= High-dimensional quantum key distribution =

High-dimensional quantum key distribution (HDQKD) is a technology for secure communication between two parties. It allows for higher information efficiency than traditional binary quantum key distribution (QKD) protocols, which are limited to 1 bit/photon. HDQKD also exhibits higher resilience to noise, enabling lower signal-to-noise ratios and longer transmission distances.

==Implementation==
One way to implement HDQKD is by using space division multiplexing technology and encoding quantum information in the spatial dimension, such as with optical angular momentum (OAM) modes.
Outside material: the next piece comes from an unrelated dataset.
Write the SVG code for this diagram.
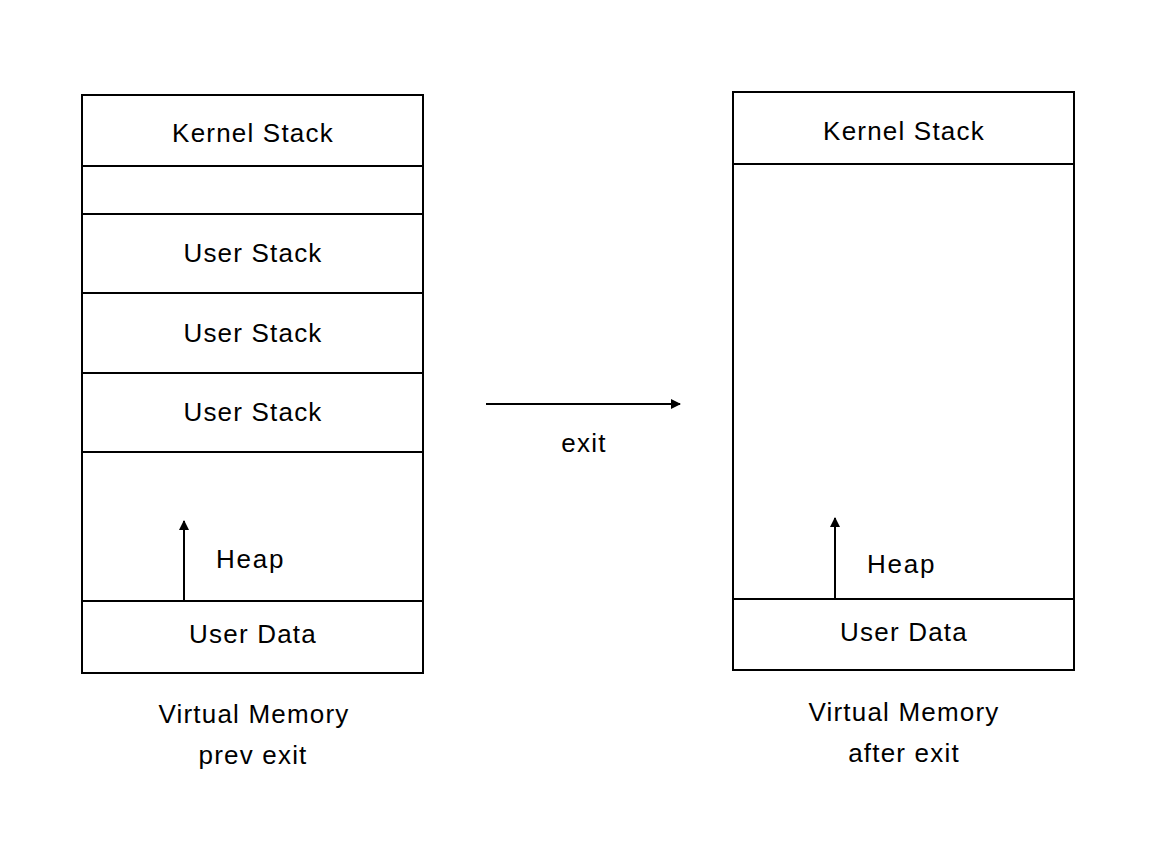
<svg xmlns="http://www.w3.org/2000/svg" width="1156" height="864" viewBox="0 0 1156 864">
<defs>
<style>
.box{fill:#fff;stroke:#000;stroke-width:2}
.sep{stroke:#000;stroke-width:2;fill:none}
.t{font-family:"Liberation Sans",Arial,sans-serif;font-size:26px;letter-spacing:1.2px;fill:#000;text-anchor:middle}
.ts{font-family:"Liberation Sans",Arial,sans-serif;font-size:26px;letter-spacing:1.8px;fill:#000}
.conn{stroke:#000;stroke-width:2;fill:none}
</style>
<marker id="ah" viewBox="0 0 10 10" refX="9" refY="5" markerWidth="5.5" markerHeight="5" orient="auto" markerUnits="strokeWidth">
<path d="M0,0 L10,5 L0,10 z" fill="#000"/>
</marker>
</defs>
<rect width="1156" height="864" fill="#fff"/>
<g id="vm-prev">
<rect class="box" x="82" y="95" width="341" height="578"/>
<line class="sep" x1="82" y1="166" x2="423" y2="166"/>
<line class="sep" x1="82" y1="214" x2="423" y2="214"/>
<line class="sep" x1="82" y1="293" x2="423" y2="293" stroke-width="3"/>
<line class="sep" x1="82" y1="373" x2="423" y2="373"/>
<line class="sep" x1="82" y1="452" x2="423" y2="452"/>
<line class="sep" x1="82" y1="601" x2="423" y2="601"/>
<text class="t" x="253" y="142">Kernel Stack</text>
<text class="t" x="253" y="262">User Stack</text>
<text class="t" x="253" y="342">User Stack</text>
<text class="t" x="253" y="421">User Stack</text>
<text class="ts" x="216" y="568">Heap</text>
<text class="t" x="253" y="643">User Data</text>
<text class="t" x="254" y="723">Virtual Memory</text>
<text class="t" x="253" y="764">prev exit</text>
</g>
<g id="vm-after">
<rect class="box" x="733" y="92" width="341" height="578"/>
<line class="sep" x1="733" y1="164" x2="1074" y2="164"/>
<line class="sep" x1="733" y1="599" x2="1074" y2="599"/>
<text class="t" x="904" y="140">Kernel Stack</text>
<text class="ts" x="867" y="573">Heap</text>
<text class="t" x="904" y="641">User Data</text>
<text class="t" x="904" y="721">Virtual Memory</text>
<text class="t" x="904" y="762">after exit</text>
</g>
<g id="connectors">
<line class="conn" x1="184" y1="601" x2="184" y2="521" marker-end="url(#ah)"/>
<line class="conn" x1="835" y1="599" x2="835" y2="518" marker-end="url(#ah)"/>
<line class="conn" x1="486" y1="404" x2="680" y2="404" marker-end="url(#ah)"/>
<text class="t" x="584" y="452">exit</text>
</g>
</svg>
While OAM modes have been demonstrated for HDQKD over free-space links, transmission over long-distance fiber links is challenging due to intermodal crosstalk. An alternative approach is to use multicore fibers (MCFs) with separate cores, which offer a large multiplicity of cores and low crosstalk between cores.

However, there are also challenges to implementing HDQKD with MCFs. Manipulating high-dimensional quantum states in MCFs requires precise phase stability, which can be difficult to achieve. In addition, transmitting quantum states through fibers can introduce noise and loss, leading to lower fidelity and higher quantum bit error rates (QBER).

Another promising route for high-dimensional QKD is the use of Hermite–Gaussian (HG) spatial modes, which form a complete orthogonal basis in Cartesian coordinates and can be implemented with standard spatial light modulators. HG modes offer scalable dimensionality and compatibility with both indoor and outdoor free-space transmission. In a recent demonstration, secure key distribution was achieved over distances up to 90 meters, with dimensions up to 16 encoded using HG modes.
This spatial-mode-based HDQKD can outperform polarization-based encoding in terms of bits per sifted photon (up to 1.55 BSP for d = 8) and is well-suited to short-range optical wireless links.